From the curl relations for E and H and the assumption that the propagating fields are of plane waves, one can obtain
$$
\begin{aligned}
\mathbf{k}\times \mathbf{E} = \omega \mu \mathbf{H} \\
\mathbf{k}\times \mathbf{H} = -\omega \mathbf{D}
\end{aligned}
$$
Combining these will yield ##\mathbf{k} (\mathbf{k}\cdot\mathbf{E})-k^2\mathbf{E} = -\omega^2 \mu \mathbf{D}##. Then use the relations like ##\mu = 1/(c^2\epsilon_0)##, ##\mathbf{D} = \epsilon \mathbf{E}##, and ##\epsilon = \epsilon_r\epsilon_0## to transform the RHS into ##-\frac{\omega^2}{c^2}\epsilon_r\mathbf{E}##. So now,
$$
\mathbf{k} (\mathbf{k}\cdot\mathbf{E})-k^2\mathbf{E} = -\frac{\omega^2}{c^2}\epsilon_r\mathbf{E}
$$
Then substitute ##\mathbf{k} = \frac{\omega}{c}n\mathbf{s}## to eliminate ##\omega## in both sides.

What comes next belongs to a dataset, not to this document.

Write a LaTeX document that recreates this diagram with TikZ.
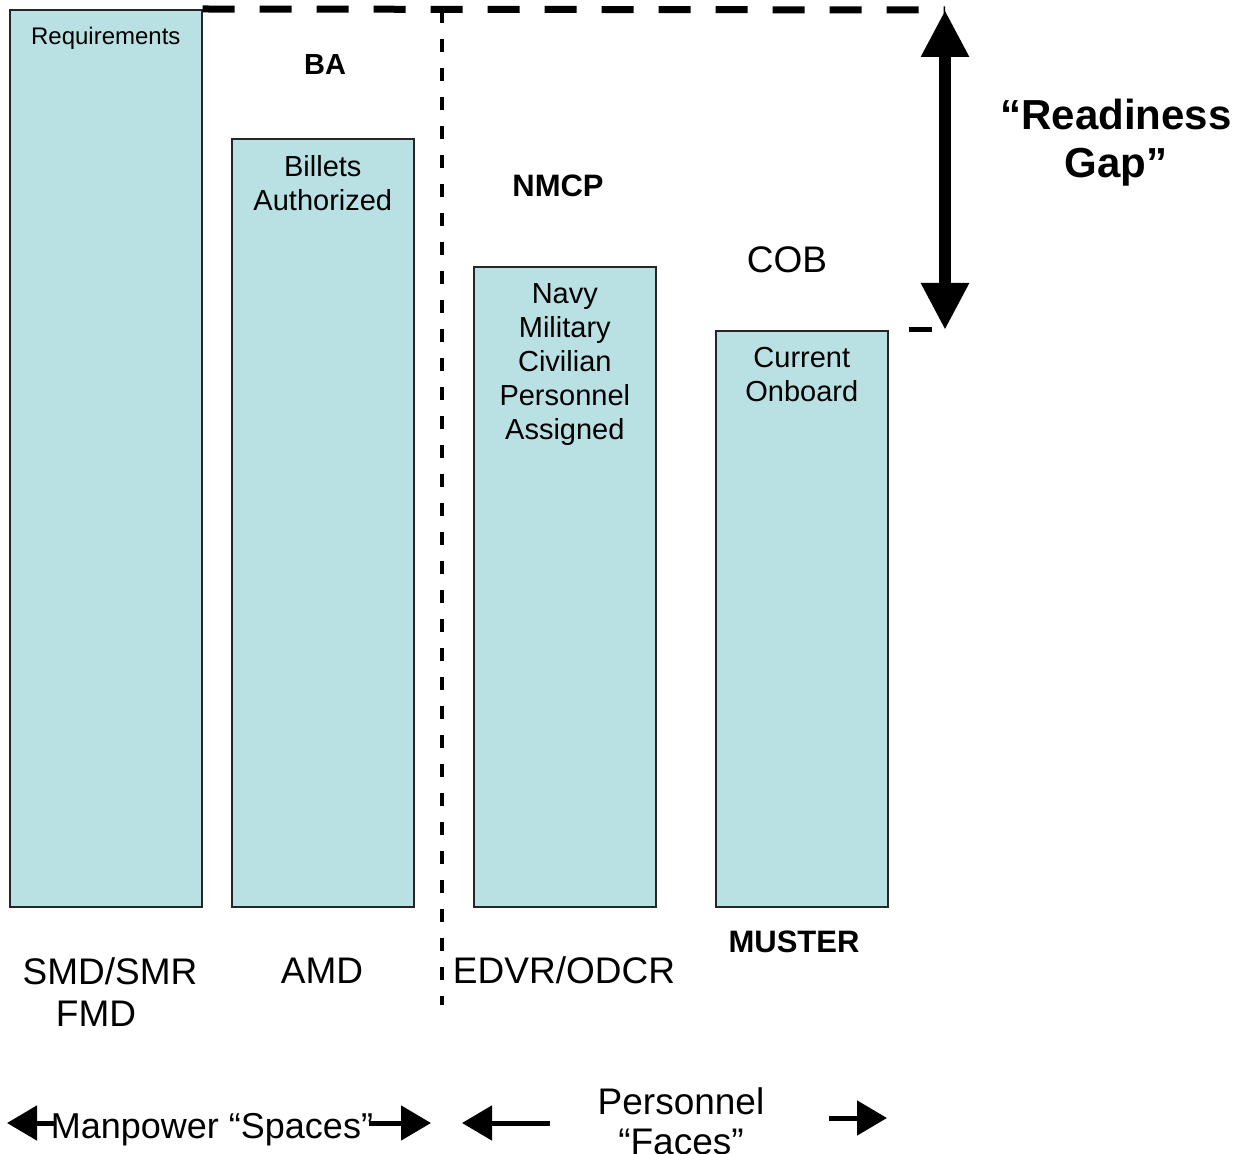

By taking element-by-element comparison between right and left sides you should see this expression leads to what is written in that slide.
NOTE: I don't think there should be ##\mu## in the LHS of the equation in the slide as its presence will violate the requirement that the LHS and RHS should have the same dimensions.